Understanding Celery

Trying to dig into understanding celery and it’s implications here, a couple of questions:

  1. Currently, the image used for the worker is the same as the one for the “main” instance. This would also mean that the worker image has a bunch of frontend code that is never used? Is part of the effort to rearrange the code into frontend/backend so that a separate worker image could be used that only has the backend code?
  2. My understanding is that the main:worker relationship is currently 1:1, and so while the worker operates on a task queue, only one task can be performed at a time (hence messages like "the workbench is busy, come back later’). If more workers were to be added, the bottleneck would become interactions with the database (locks etc)?

Hi @markp,

Thanks for your questions!

Since the release of v7.6.1, the Docker image used for the Celery worker is the same as the one used for the main app. This means the worker also includes frontend code that it never actually uses. The recent effort to separate the frontend and backend code will allow us to explore the possibility of creating a dedicated worker image in the future. A simpler image could contain only the backend code and the dependencies needed for Celery. We would love to reduce the image size, speed up deployments, and enhance security by minimizing unnecessary components for the worker environment.

Currently, there’s just one Celery worker running, so only one background task can be handled at once.

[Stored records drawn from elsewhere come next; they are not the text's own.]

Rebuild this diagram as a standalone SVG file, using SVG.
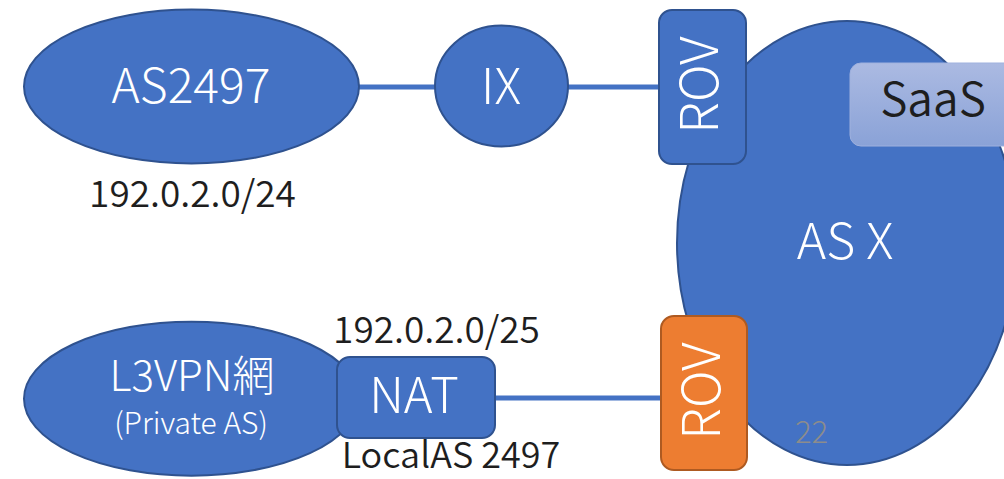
<svg xmlns="http://www.w3.org/2000/svg" width="1004" height="479" viewBox="0 0 1004 479">
  <defs>
    <linearGradient id="saasGrad" x1="0" y1="0" x2="0" y2="1">
      <stop offset="0" stop-color="#abbae2"/>
      <stop offset="1" stop-color="#8aa2d7"/>
    </linearGradient>
  </defs>
  <style>
    .blue { fill: #4472c4; stroke: #2f528f; stroke-width: 2; }
    .orange { fill: #ed7d31; stroke: #ae5a21; stroke-width: 2; }
    .conn { stroke: #4472c4; stroke-width: 5; fill: none; }
    .wt { fill: #ffffff; font-family: "Noto Sans CJK JP", "Noto Sans", sans-serif; font-weight: 300; text-anchor: middle; }
    .bk { fill: #1e1e1e; font-family: "Noto Sans CJK JP", "Noto Sans", sans-serif; font-weight: 350; text-anchor: middle; }
  </style>
  <rect width="1004" height="479" fill="#ffffff"/>
  <g id="connectors">
    <line class="conn" x1="355" y1="87" x2="437" y2="87"/>
    <line class="conn" x1="566" y1="87" x2="660" y2="87"/>
    <line class="conn" x1="493" y1="398" x2="663" y2="398"/>
  </g>
  <g id="asx">
    <ellipse class="blue" cx="847" cy="243" rx="170" ry="222"/>
    <text class="wt" x="845" y="259" font-size="50">AS X</text>
    <text x="795" y="443" font-size="31" fill="#8c8c8c" font-family="Noto Sans CJK JP, Noto Sans, sans-serif" font-weight="300">22</text>
  </g>
  <g id="saas">
    <rect x="850" y="63" width="170" height="83" rx="11" fill="url(#saasGrad)" stroke="#9fb1de" stroke-width="1"/>
    <text class="bk" x="933" y="116" font-size="46">SaaS</text>
  </g>
  <g id="as2497">
    <ellipse class="blue" cx="191.5" cy="86.5" rx="167.5" ry="77"/>
    <text class="wt" x="191" y="103" font-size="48">AS2497</text>
  </g>
  <g id="ix">
    <ellipse class="blue" cx="501.5" cy="86" rx="66.5" ry="60.5"/>
    <text class="wt" x="501" y="104" font-size="49">IX</text>
  </g>
  <g id="rov-top">
    <rect class="blue" x="659" y="10" width="87" height="154" rx="13"/>
    <text class="wt" transform="translate(718,85) rotate(-90)" x="0" y="0" font-size="52">ROV</text>
  </g>
  <g id="l3vpn">
    <ellipse class="blue" cx="191.5" cy="398.7" rx="167.5" ry="77"/>
    <text class="wt" x="192" y="391" font-size="42">L3VPN網</text>
    <text class="wt" x="191" y="434" font-size="30">(Private AS)</text>
  </g>
  <g id="nat">
    <rect class="blue" x="337" y="357" width="158" height="81" rx="13"/>
    <text class="wt" x="414" y="413" font-size="49">NAT</text>
  </g>
  <g id="rov-bottom">
    <rect class="orange" x="661" y="316" width="86" height="154" rx="13"/>
    <text class="wt" transform="translate(720,391) rotate(-90)" x="0" y="0" font-size="52">ROV</text>
  </g>
  <g id="labels">
    <text class="bk" x="192.5" y="207" font-size="37">192.0.2.0/24</text>
    <text class="bk" x="436.5" y="343" font-size="37">192.0.2.0/25</text>
    <text class="bk" x="451" y="468" font-size="36">LocalAS 2497</text>
  </g>
</svg>
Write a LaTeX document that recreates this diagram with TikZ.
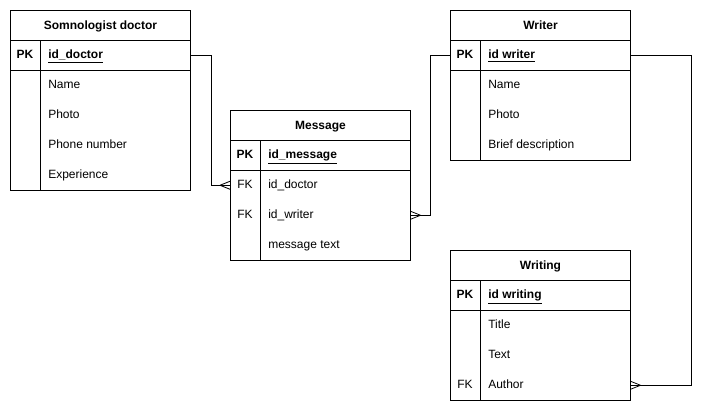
\documentclass[tikz,border=0pt]{standalone}
\usepackage{fontspec}
\setmainfont{Liberation Sans}
\newcommand{\ulkey}[1]{\raisebox{0pt}[\height][0pt]{\underline{#1}}}
\begin{document}
\begin{tikzpicture}[x=0.75pt,y=-0.75pt,
  every node/.style={font=\fontsize{9}{11}\selectfont},
  cell/.style={draw, line width=0.75pt, inner sep=0pt, minimum width=135pt, minimum height=22.5pt, anchor=north west},
  body/.style={draw, line width=0.75pt, inner sep=0pt, minimum width=135pt, anchor=north west},
  slot/.style={inner sep=0pt, minimum width=135pt, minimum height=22.5pt, anchor=north west},
  title/.style={font=\fontsize{9}{11}\selectfont\bfseries, text height=6.6pt, text depth=0.8pt, inner sep=0pt},
  keyt/.style={anchor=center, inner sep=0pt, text height=6.6pt, text depth=0.8pt},
  fieldt/.style={anchor=west, inner sep=0pt, text height=6.6pt, text depth=0.8pt},
  pkt/.style={font=\fontsize{9}{11}\selectfont\bfseries, anchor=center, inner sep=0pt, text height=6.6pt, text depth=0.8pt},
  sep/.style={line width=0.75pt},
  conn/.style={line width=0.75pt},
  crow/.style={line width=0.6pt}
]
\useasboundingbox (0,0) rectangle (709,411);

% ---------- Somnologist doctor ----------
\node[cell] (docH) at (10,10) {};
\node[title] at (docH.center) {Somnologist doctor};
\node[cell] (docPK) at (10,40) {};
\node[body, minimum height=90pt] (docB) at (10,70) {};
\draw[sep] (40,40) -- (40,190);
\node[pkt] at (25,55) {PK};
\node[pkt, fieldt] at (48,55) {\ulkey{id\_doctor}};
\node[fieldt] at (48,85) {Name};
\node[fieldt] at (48,115) {Photo};
\node[fieldt] at (48,145) {Phone number};
\node[fieldt] at (48,175) {Experience};

% ---------- Message ----------
\node[cell] (msgH) at (230,110) {};
\node[title] at (msgH.center) {Message};
\node[cell] (msgPK) at (230,140) {};
\node[body, minimum height=67.5pt] (msgB) at (230,170) {};
\node[slot] (msgFK1) at (230,170) {};
\node[slot] (msgFK2) at (230,200) {};
\draw[sep] (260,140) -- (260,260);
\node[pkt] at (245,155) {PK};
\node[pkt, fieldt] at (268,155) {\ulkey{id\_message}};
\node[keyt] at (245,185) {FK};
\node[fieldt] at (268,185) {id\_doctor};
\node[keyt] at (245,215) {FK};
\node[fieldt] at (268,215) {id\_writer};
\node[fieldt] at (268,245) {message text};

% ---------- Writer ----------
\node[cell] (wrH) at (450,10) {};
\node[title] at (wrH.center) {Writer};
\node[cell] (wrPK) at (450,40) {};
\node[body, minimum height=67.5pt] (wrB) at (450,70) {};
\draw[sep] (480,40) -- (480,160);
\node[pkt] at (465,55) {PK};
\node[pkt, fieldt] at (488,55) {\ulkey{id writer}};
\node[fieldt] at (488,85) {Name};
\node[fieldt] at (488,115) {Photo};
\node[fieldt] at (488,145) {Brief description};

% ---------- Writing ----------
\node[cell] (wgH) at (450,250) {};
\node[title] at (wgH.center) {Writing};
\node[cell] (wgPK) at (450,280) {};
\node[body, minimum height=67.5pt] (wgB) at (450,310) {};
\node[slot] (wgFK) at (450,370) {};
\draw[sep] (480,280) -- (480,400);
\node[pkt] at (465,295) {PK};
\node[pkt, fieldt] at (488,295) {\ulkey{id writing}};
\node[fieldt] at (488,325) {Title};
\node[fieldt] at (488,355) {Text};
\node[keyt] at (465,385) {FK};
\node[fieldt] at (488,385) {Author};

% ---------- Connectors ----------
\draw[conn] (docPK.east) -- ++(20,0) |- (msgFK1.west);
\draw[crow] ([xshift=-7.5pt]msgFK1.west) -- ([yshift=3pt]msgFK1.west)
            ([xshift=-7.5pt]msgFK1.west) -- ([yshift=-3pt]msgFK1.west);

\draw[conn] (wrPK.west) -- ++(-20,0) |- (msgFK2.east);
\draw[crow] ([xshift=7.5pt]msgFK2.east) -- ([yshift=3pt]msgFK2.east)
            ([xshift=7.5pt]msgFK2.east) -- ([yshift=-3pt]msgFK2.east);

\draw[conn] (wrPK.east) -- ++(60,0) |- (wgFK.east);
\draw[crow] ([xshift=7.5pt]wgFK.east) -- ([yshift=3pt]wgFK.east)
            ([xshift=7.5pt]wgFK.east) -- ([yshift=-3pt]wgFK.east);
\end{tikzpicture}
\end{document}
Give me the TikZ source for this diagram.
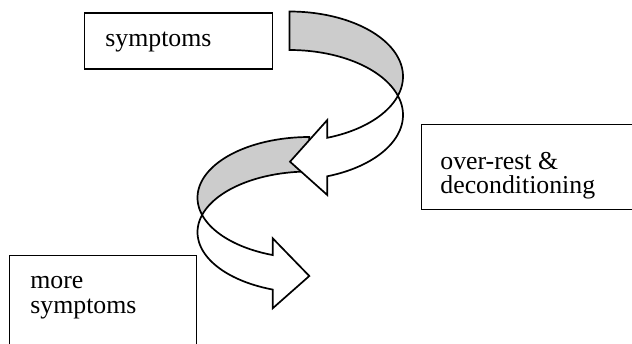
\documentclass[tikz,border=0pt]{standalone}
\usepackage{fontspec}
\setmainfont{Liberation Serif}
\definecolor{bandgray}{RGB}{204,204,204}
\begin{document}
\begin{tikzpicture}[x=0.5pt,y=-0.5pt,
  box/.style={draw=black, line width=0.7pt, fill=white, inner sep=0pt, anchor=north west},
  lbl/.style={inner sep=0pt, anchor=base west, font=\fontsize{12.9pt}{15pt}\selectfont},
  band/.style={draw=black, line width=0.85pt, line join=miter},
  back/.style={band, fill=bandgray},
  front/.style={band, fill=white}]
\clip (0,0) rectangle (632,343);
\fill[white] (0,0) rectangle (632,343);
% boxes
\node[box, minimum width=93.85pt, minimum height=28pt] (b1) at (84,12.3) {};
\node[box, minimum width=115pt, minimum height=42.5pt] (b2) at (421,124) {};
\node[box, minimum width=93.35pt, minimum height=50pt] (b3) at (9,255) {};
% texts
\node[lbl] (t1) at (105,46.7) {symptoms};
\node[lbl] (t2a) at (440,169) {over-rest \&};
\node[lbl] (t2b) at (440,193.3) {deconditioning};
\node[lbl] (t3a) at (30,288) {more};
\node[lbl] (t3b) at (30,313.3) {symptoms};
% second curved arrow (curves to the left, points right)
\path[back] plot[domain=-90:-196.5, samples=60] ({309.3+111.8*cos(\x)},{197.7+60.7*sin(\x)})
  -- plot[domain=-163.5:-90, samples=40] ({309.3+111.8*cos(\x)},{232.2+60.7*sin(\x)}) -- cycle;
\path[front] plot[domain=163.5:109.1, samples=40] ({309.3+111.8*cos(\x)},{197.7+60.7*sin(\x)})
  -- (272.7,238.3) -- (309.3,276) -- (272.7,308.3)
  -- plot[domain=109.1:196.5, samples=50] ({309.3+111.8*cos(\x)},{232.2+60.7*sin(\x)}) -- cycle;
% first curved arrow (curves to the right, points left)
\path[back] plot[domain=-90:17.2, samples=60] ({289.5+113.5*cos(\x)},{76.5+65*sin(\x)})
  -- plot[domain=-17.2:-90, samples=40] ({289.5+113.5*cos(\x)},{115+65*sin(\x)}) -- cycle;
\path[front] plot[domain=17.2:70.55, samples=40] ({289.5+113.5*cos(\x)},{76.5+65*sin(\x)})
  -- (327.3,120) -- (290,161.7) -- (327.3,195)
  -- plot[domain=70.55:-17.2, samples=50] ({289.5+113.5*cos(\x)},{115+65*sin(\x)}) -- cycle;
\end{tikzpicture}
\end{document}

That’s why users see messages like “the workbench is busy” if they try to start another task, e.g. “If this message persists for longer than 30 seconds, the {validation/upload} process is busy with another Data Set. Please try again later.”

If you start more workers, you can run several tasks at once. As you mentioned, you then have to be careful with the database—if many tasks try to change the same data, it could run into issues like database locks or conflicts. The next big challenge after adding more workers is making sure the database and tasks are set up to safely handle multiple things happening at the same time.

A single Celery worker (like the one used in Specify) can handle multiple tasks at the same time. A worker could theoretically run several processes or threads in parallel (limited by the number of cores dedicated). This means it can process multiple tasks concurrently, not just one after another, but with the aforementioned risks in mind. We are planning on addressing ways to improve concurrency in upcoming releases (see #5337), and concurrent use is a part of our third priority area for 2025.